* [REQUIREMENTS] Reproduce, character for character, the lines below from the first through the one with "const ref = useRef<SVGSVGElement>(null)". Leave pictures out.
** START ENTRIES **
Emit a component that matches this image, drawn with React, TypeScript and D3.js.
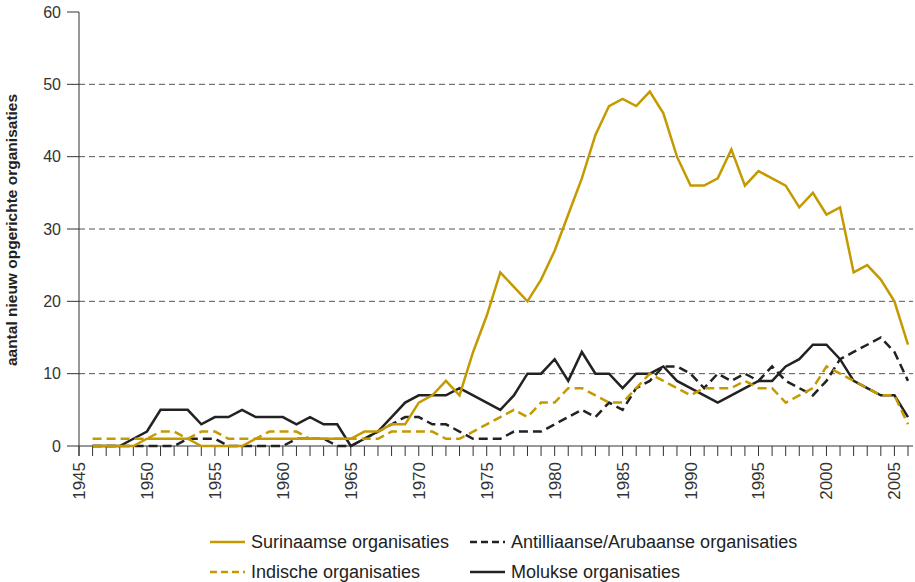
import React, { useEffect, useRef } from 'react'
import * as d3 from 'd3'

// jaren 1946 t/m 2006
const years = d3.range(1946, 2007)

const surinaamse = [
  0, 0, 0, 0, 1, 1, 1, 1, 0, 0,
  0, 0, 1, 1, 1, 1, 1, 1, 1, 1,
  2, 2, 3, 3, 6, 7, 9, 7, 13, 18,
  24, 22, 20, 23, 27, 32, 37, 43, 47, 48,
  47, 49, 46, 40, 36, 36, 37, 41, 36, 38,
  37, 36, 33, 35, 32, 33, 24, 25, 23, 20,
  14,
]
const indische = [
  1, 1, 1, 1, 1, 2, 2, 1, 2, 2,
  1, 1, 1, 2, 2, 2, 1, 1, 1, 1,
  1, 1, 2, 2, 2, 2, 1, 1, 2, 3,
  4, 5, 4, 6, 6, 8, 8, 7, 6, 6,
  8, 10, 9, 8, 7, 8, 8, 8, 9, 8,
  8, 6, 7, 8, 11, 10, 9, 8, 7, 7,
  3,
]
const antilliaanse = [
  0, 0, 0, 0, 0, 0, 0, 1, 1, 1,
  0, 0, 0, 0, 0, 1, 1, 1, 0, 0,
  1, 2, 3, 4, 4, 3, 3, 2, 1, 1,
  1, 2, 2, 2, 3, 4, 5, 4, 6, 5,
  8, 9, 11, 11, 10, 8, 10, 9, 10, 9,
  11, 9, 8, 7, 9, 12, 13, 14, 15, 13,
  9,
]
const molukse = [
  0, 0, 0, 1, 2, 5, 5, 5, 3, 4,
  4, 5, 4, 4, 4, 3, 4, 3, 3, 0,
  1, 2, 4, 6, 7, 7, 7, 8, 7, 6,
  5, 7, 10, 10, 12, 9, 13, 10, 10, 8,
  10, 10, 11, 9, 8, 7, 6, 7, 8, 9,
  9, 11, 12, 14, 14, 12, 9, 8, 7, 7,
  4,
]

const yTicks = [0, 10, 20, 30, 40, 50, 60]
const xLabelYears = [1945, 1950, 1955, 1960, 1965, 1970, 1975, 1980, 1985, 1990, 1995, 2000, 2005]

const GOLD = '#c49a00'
const DARK = '#222222'

const series = [
  { name: 'Molukse organisaties', values: molukse, color: DARK, dash: null },
  { name: 'Antilliaanse/Arubaanse organisaties', values: antilliaanse, color: DARK, dash: '9,5' },
  { name: 'Indische organisaties', values: indische, color: GOLD, dash: '9,5' },
  { name: 'Surinaamse organisaties', values: surinaamse, color: GOLD, dash: null },
]

const legendItems = [
  { name: 'Surinaamse organisaties', color: GOLD, dash: null, col: 0, row: 0 },
  { name: 'Antilliaanse/Arubaanse organisaties', color: DARK, dash: '7,4', col: 1, row: 0 },
  { name: 'Indische organisaties', color: GOLD, dash: '7,4', col: 0, row: 1 },
  { name: 'Molukse organisaties', color: DARK, dash: null, col: 1, row: 1 },
]

const font = '"Liberation Sans", Arial, sans-serif'

export default function App() {
  const ref = useRef<SVGSVGElement>(null)

  useEffect(() => {
    const width = 915
    const height = 582
    const svg = d3.select(ref.current)
    svg.selectAll('*').remove()

    const x = d3.scaleLinear().domain([1945, 2006]).range([79, 908])
    const y = d3.scaleLinear().domain([0, 60]).range([446, 12])
    const axisRight = 913

    // horizontale stippellijnen
    svg.append('g')
      .selectAll('line')
      .data(yTicks.filter(d => d > 0 && d < 60))
      .join('line')
      .attr('x1', x(1945)).attr('x2', axisRight)
      .attr('y1', d => y(d)).attr('y2', d => y(d))
      .attr('stroke', '#555')
      .attr('stroke-width', 1)
      .attr('stroke-dasharray', '6,4')

    // y-as
    svg.append('line')
      .attr('x1', x(1945)).attr('x2', x(1945))
      .attr('y1', y(60)).attr('y2', y(0) + 10)
      .attr('stroke', '#333').attr('stroke-width', 1)

    const yAxis = svg.append('g')
    yAxis.selectAll('line')
      .data(yTicks)
      .join('line')
      .attr('x1', x(1945) - 12).attr('x2', x(1945))
      .attr('y1', d => y(d)).attr('y2', d => y(d))
      .attr('stroke', '#333')
    yAxis.selectAll('text')
      .data(yTicks)
      .join('text')
      .attr('x', 61)
      .attr('y', d => y(d))
      .attr('dy', '0.35em')
      .attr('text-anchor', 'end')
      .attr('font-family', font)
      .attr('font-size', 16)
      .attr('fill', '#333')
      .text(d => d)

    svg.append('text')
      .attr('transform', `translate(17,230) rotate(-90)`)
      .attr('text-anchor', 'middle')
      .attr('font-family', font)
      .attr('font-weight', 'bold')
      .attr('font-size', 15.5)
      .attr('fill', '#222')
      .text('aantal nieuw opgerichte organisaties')

    // x-as
    svg.append('line')
      .attr('x1', x(1945)).attr('x2', axisRight)
      .attr('y1', y(0)).attr('y2', y(0))
      .attr('stroke', '#333').attr('stroke-width', 1)

    const xAxis = svg.append('g')
    xAxis.selectAll('line')
      .data(d3.range(1945, 2007))
      .join('line')
      .attr('x1', d => x(d)).attr('x2', d => x(d))
      .attr('y1', y(0)).attr('y2', y(0) + 10)
      .attr('stroke', '#333')
    xAxis.selectAll('text')
      .data(xLabelYears)
      .join('text')
      .attr('transform', d => `translate(${x(d)},${y(0) + 16}) rotate(-90)`)
      .attr('dy', '0.35em')
      .attr('text-anchor', 'end')
      .attr('font-family', font)
      .attr('font-size', 17)
      .attr('fill', '#333')
      .text(d => d)

    // lijnen
    const line = d3.line<number>()
      .x((_, i) => x(years[i]))
      .y(d => y(d))

    svg.append('g')
      .selectAll('path')
      .data(series)
      .join('path')
      .attr('d', d => line(d.values))
      .attr('fill', 'none')
      .attr('stroke', d => d.color)
      .attr('stroke-width', 2.5)
      .attr('stroke-linejoin', 'miter')
      .attr('stroke-dasharray', d => d.dash)

    // legenda
    const legend = svg.append('g')
      .selectAll('g')
      .data(legendItems)
      .join('g')
      .attr('transform', d => `translate(${d.col === 0 ? 210 : 470},${d.row === 0 ? 542 : 572})`)
    legend.append('line')
      .attr('x1', 0).attr('x2', 35)
      .attr('stroke', d => d.color)
      .attr('stroke-width', 2.5)
      .attr('stroke-dasharray', d => d.dash)
    legend.append('text')
      .attr('x', 41)
      .attr('dy', '0.35em')
      .attr('font-family', font)
      .attr('font-size', 18)
      .attr('fill', '#222')
      .text(d => d.name)

    svg.attr('width', width).attr('height', height)
  }, [])

  return (
    <svg ref={ref} width={915} height={582}
      style={{ position: 'absolute', left: 0, top: 0, background: '#fff' }} />
  )
}
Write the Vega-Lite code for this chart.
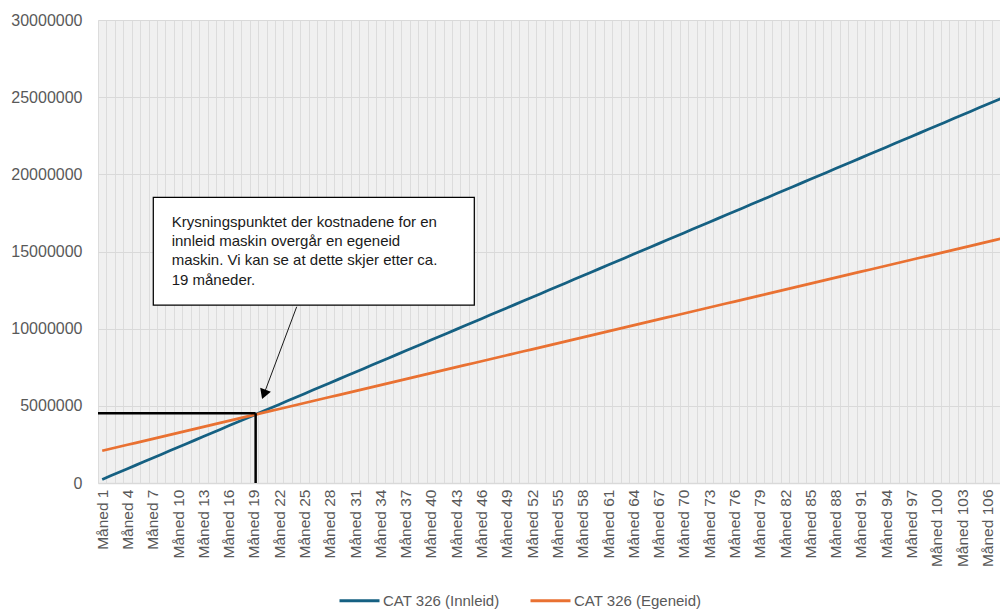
** END ENTRIES **
* [WRITTEN RESPONSE]
Emit a component that matches this image, drawn with React, TypeScript and D3.js.
import React, { useEffect, useRef } from 'react'
import * as d3 from 'd3'

// jaren 1946 t/m 2006
const years = d3.range(1946, 2007)

const surinaamse = [
  0, 0, 0, 0, 1, 1, 1, 1, 0, 0,
  0, 0, 1, 1, 1, 1, 1, 1, 1, 1,
  2, 2, 3, 3, 6, 7, 9, 7, 13, 18,
  24, 22, 20, 23, 27, 32, 37, 43, 47, 48,
  47, 49, 46, 40, 36, 36, 37, 41, 36, 38,
  37, 36, 33, 35, 32, 33, 24, 25, 23, 20,
  14,
]
const indische = [
  1, 1, 1, 1, 1, 2, 2, 1, 2, 2,
  1, 1, 1, 2, 2, 2, 1, 1, 1, 1,
  1, 1, 2, 2, 2, 2, 1, 1, 2, 3,
  4, 5, 4, 6, 6, 8, 8, 7, 6, 6,
  8, 10, 9, 8, 7, 8, 8, 8, 9, 8,
  8, 6, 7, 8, 11, 10, 9, 8, 7, 7,
  3,
]
const antilliaanse = [
  0, 0, 0, 0, 0, 0, 0, 1, 1, 1,
  0, 0, 0, 0, 0, 1, 1, 1, 0, 0,
  1, 2, 3, 4, 4, 3, 3, 2, 1, 1,
  1, 2, 2, 2, 3, 4, 5, 4, 6, 5,
  8, 9, 11, 11, 10, 8, 10, 9, 10, 9,
  11, 9, 8, 7, 9, 12, 13, 14, 15, 13,
  9,
]
const molukse = [
  0, 0, 0, 1, 2, 5, 5, 5, 3, 4,
  4, 5, 4, 4, 4, 3, 4, 3, 3, 0,
  1, 2, 4, 6, 7, 7, 7, 8, 7, 6,
  5, 7, 10, 10, 12, 9, 13, 10, 10, 8,
  10, 10, 11, 9, 8, 7, 6, 7, 8, 9,
  9, 11, 12, 14, 14, 12, 9, 8, 7, 7,
  4,
]

const yTicks = [0, 10, 20, 30, 40, 50, 60]
const xLabelYears = [1945, 1950, 1955, 1960, 1965, 1970, 1975, 1980, 1985, 1990, 1995, 2000, 2005]

const GOLD = '#c49a00'
const DARK = '#222222'

const series = [
  { name: 'Molukse organisaties', values: molukse, color: DARK, dash: null },
  { name: 'Antilliaanse/Arubaanse organisaties', values: antilliaanse, color: DARK, dash: '9,5' },
  { name: 'Indische organisaties', values: indische, color: GOLD, dash: '9,5' },
  { name: 'Surinaamse organisaties', values: surinaamse, color: GOLD, dash: null },
]

const legendItems = [
  { name: 'Surinaamse organisaties', color: GOLD, dash: null, col: 0, row: 0 },
  { name: 'Antilliaanse/Arubaanse organisaties', color: DARK, dash: '7,4', col: 1, row: 0 },
  { name: 'Indische organisaties', color: GOLD, dash: '7,4', col: 0, row: 1 },
  { name: 'Molukse organisaties', color: DARK, dash: null, col: 1, row: 1 },
]

const font = '"Liberation Sans", Arial, sans-serif'

export default function App() {
  const ref = useRef<SVGSVGElement>(null)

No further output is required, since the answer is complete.